Las películas, solía afirmar Koltès, pueden aportarnos, si no las muchas respuestas que necesitamos, al menos sí un número igualmente grande de emociones e interrogantes sobre la condición humana, de modo parecido a lo que logran la literatura y la poesía. Así, entre sus lecturas preferidas figuraba en primer plano la novela policiaca (roman noir) como vínculo muy claro entre sus gustos de cinéfilo y su placer literario. Habrá que evocar al respecto su frecuentación de salas parisinas con sus puntuales retrospectivas de cine negro. La mirada de Koltès no era ciertamente la de un gran conocedor de cine, la del cinéfilo avezado que se asume como tal y se instruye de manera metódica y disciplinada a través de un sistema de códigos de interpretación prestablecidos. Koltès era un espectador dotado de una gran inteligencia en la mirada, capaz de transfigurar las cosas vistas en pantalla en una contrucción poética susceptible de cobrar una vida nueva en un escenario teatral. El dramaturgo, admirador de Shakespeare, detestaba en el amor el lenguaje gastado y las pasiones fáciles, y en el cine todas aquellas historias de comida y sexo de la sociedad francesa, indignas en su desmesura, vueltas rutinarios melodramas sin grandeza. Un ejemplo claro de ello era la penosa complacencia de la mirada colonial en una cinta como 1280 almas (Coup de torchon, 1981), de Bertrand Tavernier, una de las cintas para él más “vulgarmente francesas”. Prefería, en cambio, la fuerza dramática de las cintas de Claire Denis, como Chocolate (1988). Entre sus proyectos inconclusos figuraba el rodar una película sobre el tráfico de marfil en África o su viejo proyecto de Nickel Stuff inspirado en sus repetidas estancias en Nueva York y en un tema que le obsesionaba: las relaciones tensas, casi amorosas, entre hermanos (desde Rumble Fish/ La ley de la calle, de Coppola, hasta Saturday Night fever).

Las afinidades electivas
Bernard Marie Koltès disfrutaba la complicidad de sus amigos y camaradas en la oscuridad de una sala de cine, y también los comentarios entusiastas que con ellos podían durar toda una cena o una semana entera. Era entonces cuando sus comentarios sobre literatura y música, teatro y poesía, tomaban un impulso formidable, y sus amigos se abandonaban al poder y encanto de su palabra, a su mirada eterna de adolescente deslumbrado. Con él y a lado suyo comenzaban a amar la voz ronca de Lauren Bacall, el marcial grito felino de Bruce Lee, una melodía de Jimmy Cliff aullando su soledad y desasosiego (I walked along the streets), el mutismo enfurruñado de Bardot en El desprecio, la carrera desaforado de Shirley Mac Laine en la secuencia final de El apartamento (Billy Wilder, 1960), la mirada melancólica de Marylin Monroe atisbando por una ventana en Niagara (Hathaway, 1953) o De Niro y su desafío de gran solitario  en Taxi Driver (“Are you talking to me?”), la imagen de virilidad adolorida de James Dean en Gigante (Stevens, 1956), o esa mujer marcada con un destino trágico que es Dorothy Malone en Escrito sobre el viento (1956), de Douglas Sirk, cuya mirada encanallada Koltès situaba muy por encima de todo el glamour de Garbo o de Dietrich, esas veneradas divinidades que muy pronto agotaban su paciencia.

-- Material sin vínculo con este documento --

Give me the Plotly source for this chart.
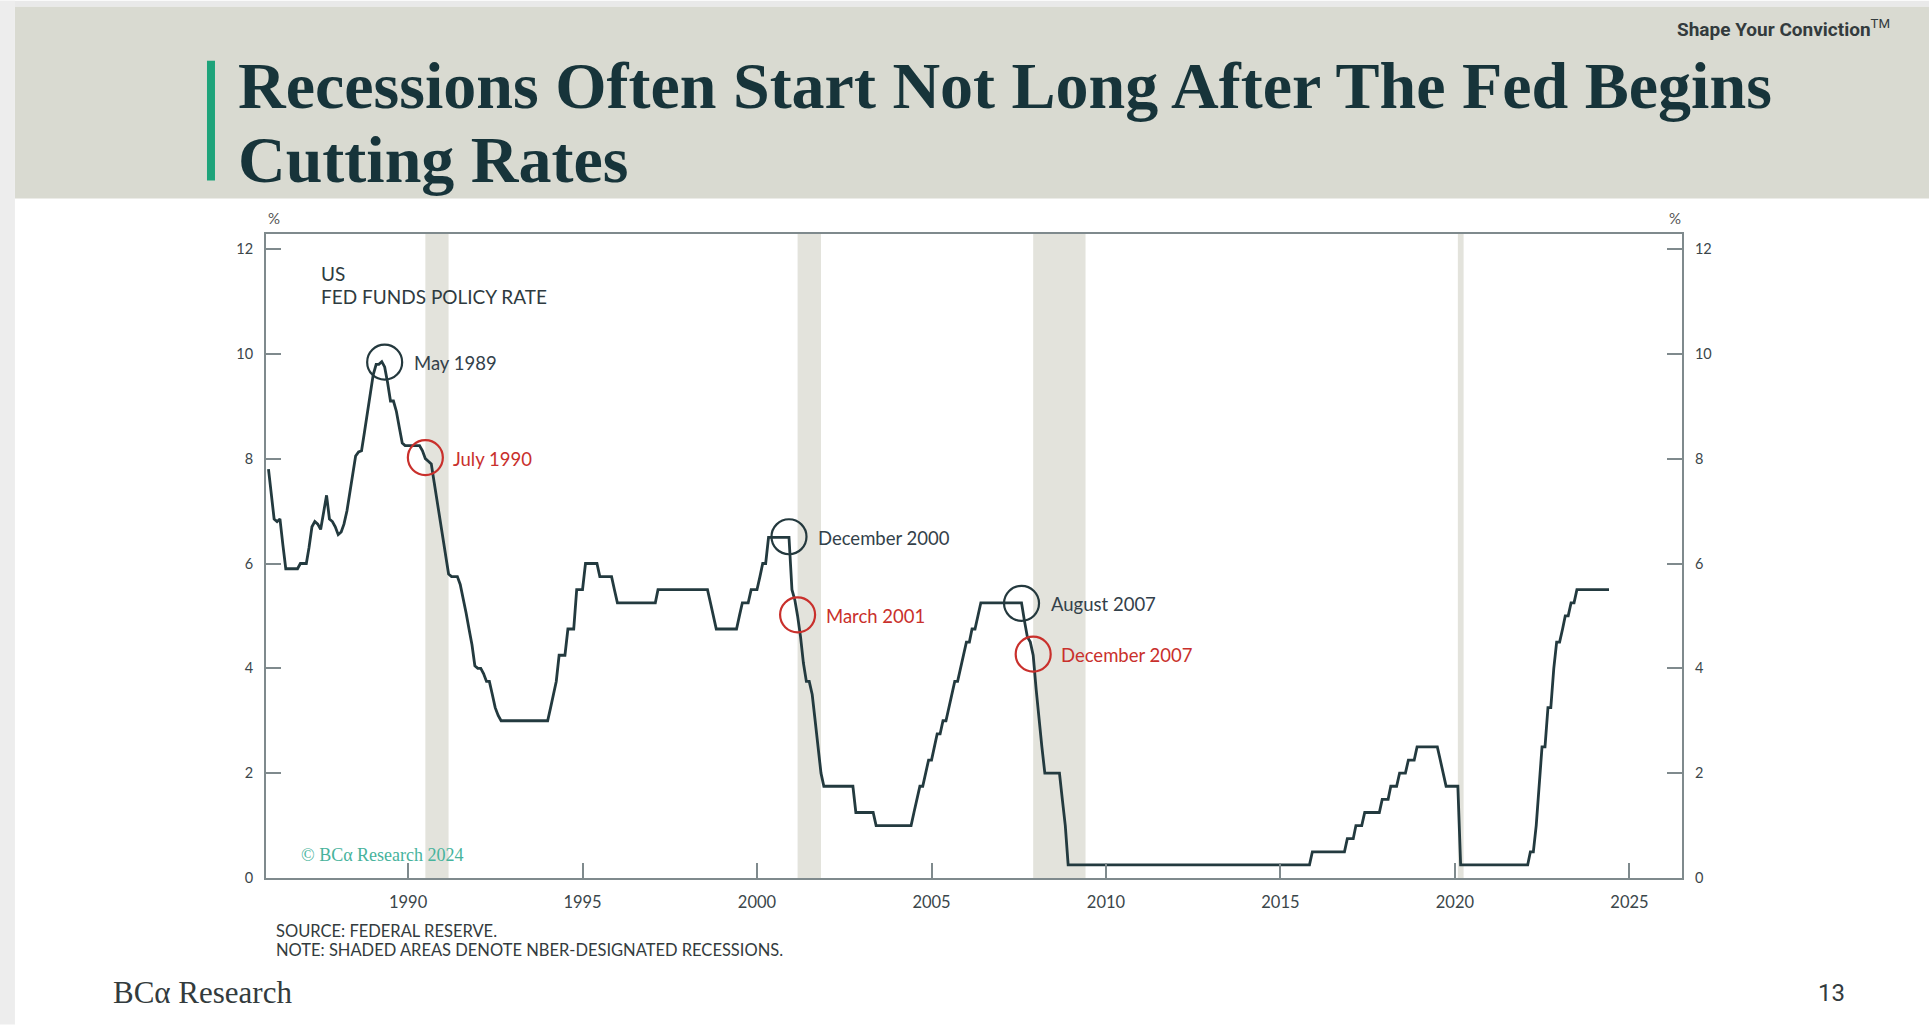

Koltès confesaba con gusto uno de sus viejos placeres entrañables: en un pueblucho senegalés, una noche, durante una proyección de cine al aire libre, una película de gángsters, tal vez con Lino Ventura, cuyos diálogos nadie podía oír ni entender, a tal punto los gritos de la chiquillada, las imprecaciones de las mujeres, las vociferaciones de los hombres, se volvían sonidos ensordecedores. Koltès miraba de un lado a otro a ese público y a esa pantalla inútil de frente a esa otra pantalla enorme de algarabía humana. Según solía recordar, ese fue para él uno de los momentos de cine más auténticamente bellos que había jamás disfrutado.